What the record shows about resources and trade-offs

Sponsors and department officials repeatedly emphasized administrative burden at LDOE (dozens of advisory group meetings scheduled in a year and 76 statutorily required reports generated in one fiscal year) and the intent to protect staff time for direct student work. Workforce and economic-development witnesses described multi-thousand-job projects and a need for accelerated, customized training pathways tied to LED projects. Several bills are explicitly subject to appropriation; multiple sponsors noted that final effects—especially for programs that expand enrollment or add book distributions—depend on funding decisions by the legislature.

What didn’t happen

No bill was defeated on the floor of committee. Several bills that included eligibility changes (MJ Foster and others) were narrowed by amendment after stakeholder discussion. On HB558 sponsors agreed to further clarify whether program eligibility requires completion of incarceration and how probationary status affects eligibility; that point was left for sponsors to resolve before the floor.

Next steps

All bills reported favorably will be placed on the House calendar or otherwise advanced per House rules.
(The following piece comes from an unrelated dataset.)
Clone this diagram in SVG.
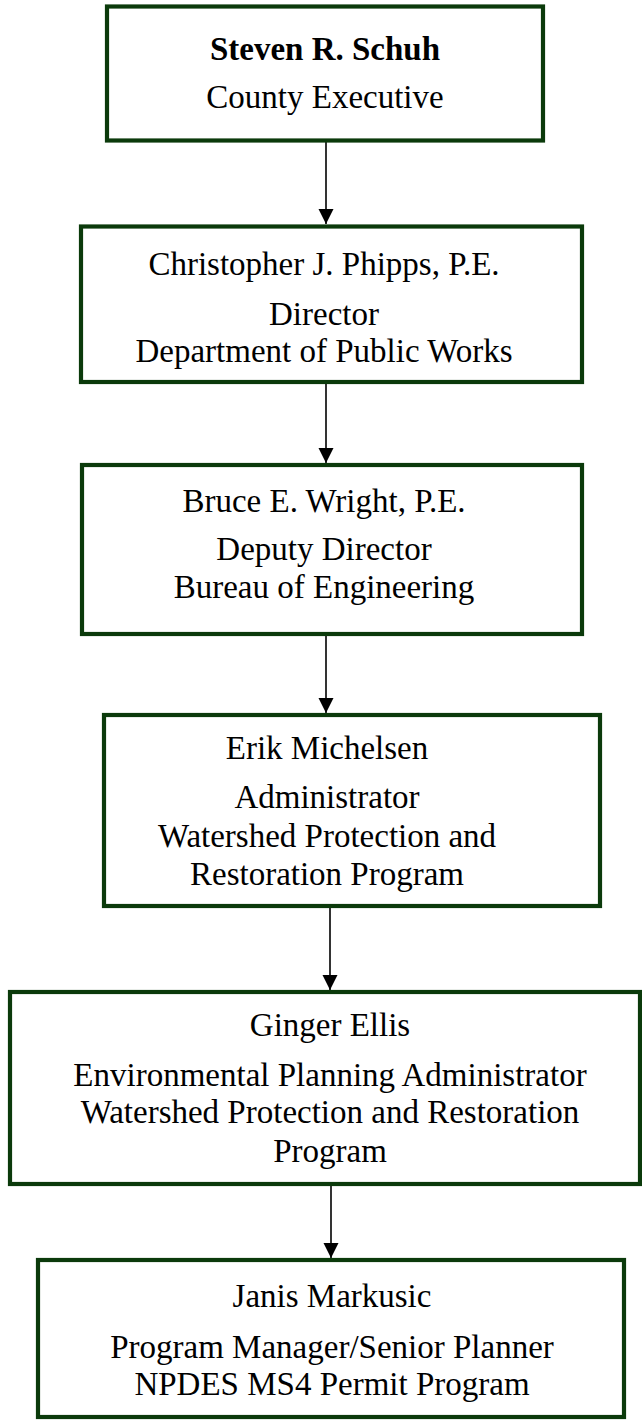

Sponsors and state agencies indicated they would continue to refine statutory language (for example, eligibility definitions for MJ Foster and implementation details for teacher-pay mechanics tied to pension payments) ahead of floor debate and appropriations action.

Ending note

Committee members and witnesses across the political and stakeholder spectrum framed many of the bills as practical steps—either to reduce administrative burden at the Department of Education, strengthen classroom supports, or align education pipelines with immediate workforce demands. Several measures will require appropriation or a companion constitutional change before their full effects are realized.